A law banning foreign visitors based on their political statements and affiliations doesn't say much for democratic norms.
For a BDS activist, getting some press on being turned back at the airport because of her political opinions is likely to be much more useful than wandering around the occupied territories snapping pictures of roadblocks and settlements.
The law itself aims to erase distinctions between Israel and the occupied territories. It fits the Israeli right's stance that opposition to settlements is pretty much the same as hostility toward Israel's very existence. This is both a mindset-Netanyahu and his allies really do see the settlements as integrally part of Israel-and a political tactic. It tars critics of government policies as enemies of the state. It creates bogeymen.
The liberal majority of American Jews generally opposes settlement, as polling shows. That doesn't mean that lots of U.S. Jews actively boycott settlements-assuming they run into settlement products that they can avoid buying. (It's not as if there's a boutique wine from a settlement vineyard in every American liquor store.) But my guess is that the new law will cause more U.S. Jews to boycott settlements, and to say so publicly. Green's letter won't be an isolated case.
So by legislating against settlement boycotts, the right-wing majority in the Knesset has actually promoted them. From my perspective, that's the one positive thing that can be said about the law. But it's not what the law's authors had in mind.

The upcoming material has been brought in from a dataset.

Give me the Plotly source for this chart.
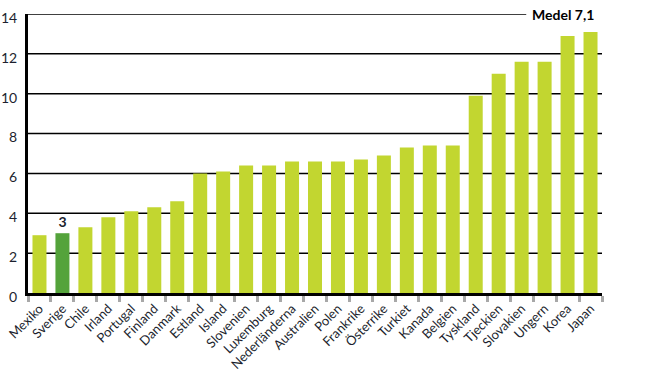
import plotly.graph_objects as go

countries = ["Mexiko", "Sverige", "Chile", "Irland", "Portugal", "Finland", "Danmark",
             "Estland", "Island", "Slovenien", "Luxemburg", "Nederländerna", "Australien",
             "Polen", "Frankrike", "Österrike", "Turkiet", "Kanada", "Belgien", "Tyskland",
             "Tjeckien", "Slovakien", "Ungern", "Korea", "Japan"]
values = [2.9, 3.0, 3.3, 3.8, 4.1, 4.3, 4.6, 6.0, 6.1, 6.4, 6.4, 6.6, 6.6,
          6.6, 6.7, 6.9, 7.3, 7.4, 7.4, 9.9, 11.0, 11.6, 11.6, 12.9, 13.1]
highlight = "Sverige"
average = 7.1
y_ticks = [0, 2, 4, 6, 8, 10, 12, 14]

LIGHT = "#c2d630"
DARK = "#54a33b"
TEXT = "#1c1f2e"

colors = [DARK if c == highlight else LIGHT for c in countries]
labels = [f"{v:g}" if c == highlight else "" for c, v in zip(countries, values)]

fig = go.Figure(go.Bar(
    x=countries, y=values, marker=dict(color=colors, line=dict(width=0)),
    text=labels, textposition="outside", cliponaxis=False,
    textfont=dict(family="Lato", size=14, color=TEXT, weight="bold"),
    hoverinfo="x+y",
))

shapes = []
for t in y_ticks[1:]:
    x1 = 0.868 if t == y_ticks[-1] else 1
    shapes.append(dict(type="line", xref="paper", yref="y", x0=0, x1=x1, y0=t, y1=t,
                       line=dict(color="black", width=1.5), layer="below"))

fig.update_layout(
    width=653, height=371,
    margin=dict(l=28, r=51, t=14, b=78, autoexpand=False),
    paper_bgcolor="white", plot_bgcolor="white",
    bargap=0.39, showlegend=False,
    font=dict(family="Lato", size=13, color=TEXT),
    shapes=shapes,
    annotations=[dict(xref="paper", yref="y", x=0.99, y=y_ticks[-1],
                      text=f"<b>Medel {average:g}</b>".replace(".", ","),
                      showarrow=False, xanchor="right", yanchor="middle",
                      font=dict(family="Lato", size=14, color="black"))],
    xaxis=dict(showline=True, linewidth=3, linecolor="black", automargin=False,
               ticks="outside", tickson="boundaries", ticklen=6, tickwidth=3,
               tickcolor="#a8a8a8", tickangle=-45,
               tickfont=dict(family="Lato", size=13, color=TEXT)),
    yaxis=dict(range=[0, 14], tickvals=y_ticks, showgrid=False, zeroline=False,
               automargin=False,
               showline=True, linewidth=3, linecolor="black", ticks="",
               ticklabelshift=4, ticklabelstandoff=5,
               tickfont=dict(family="Lato", size=14, color=TEXT)),
)

fig.write_html("out.html", config={"displayModeBar": False},
               post_script="document.body.style.margin='0px';document.body.style.overflow='hidden';")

This brings us to another folly: Any attempt to enforce the law is likely cause one PR disaster after another, as prominent Diaspora Jews get stopped at Ben-Gurion Airport and pushed onto return flights It's much more likely that the law will be enforced sporadically or not at all. Perhaps the line allowing the interior minister to grant an individual boycotter a visa under special circumstances will be applied to virtually everyone. The law could well be a dead letter, whose only effect will have been to highlight the kind of protest it's ostensibly meant to prevent.
So why bother with such a law, and why now? The answer to the first half of that question is that the Israeli right has historically had a penchant for grand gestures and declarations, especially ones that strike a pose of defiance.
As for the timing, the answer is pretty clear: Donald Trump.
Since January, discussion of U.S.-Israel relations has quite reasonably focused on the new regime's attitude toward settlement-building and peace efforts. But this is too narrow a perspective. For years, the Israeli right has been trying to chip away at democratic rights through legislation. One impediment has been fear of the American reaction. The fear is gone.
In early February, the Knesset passed a law allowing the government to expropriate private Palestinian land on which settlements had been built. It violates basic property rights as enshrined in international law. The bill was held up in the last days of the Obama administration, then quickly passed after the change of power in Washington.
Next came the law barring entry to boycott advocates. It's not as if anyone expects a strong message from Washington in 2017 against a travel ban that flies in the face of fundamental rights. As for relations with liberal American Jews, that's clearly not on Netanyahu's list of concerns.
Neither is having the new law actually accomplish anything. The point is the statement: The world (except for the White House) is against us, but we are defiant. With the rise of Trump, the paranoid style is in full control in Israeli politics.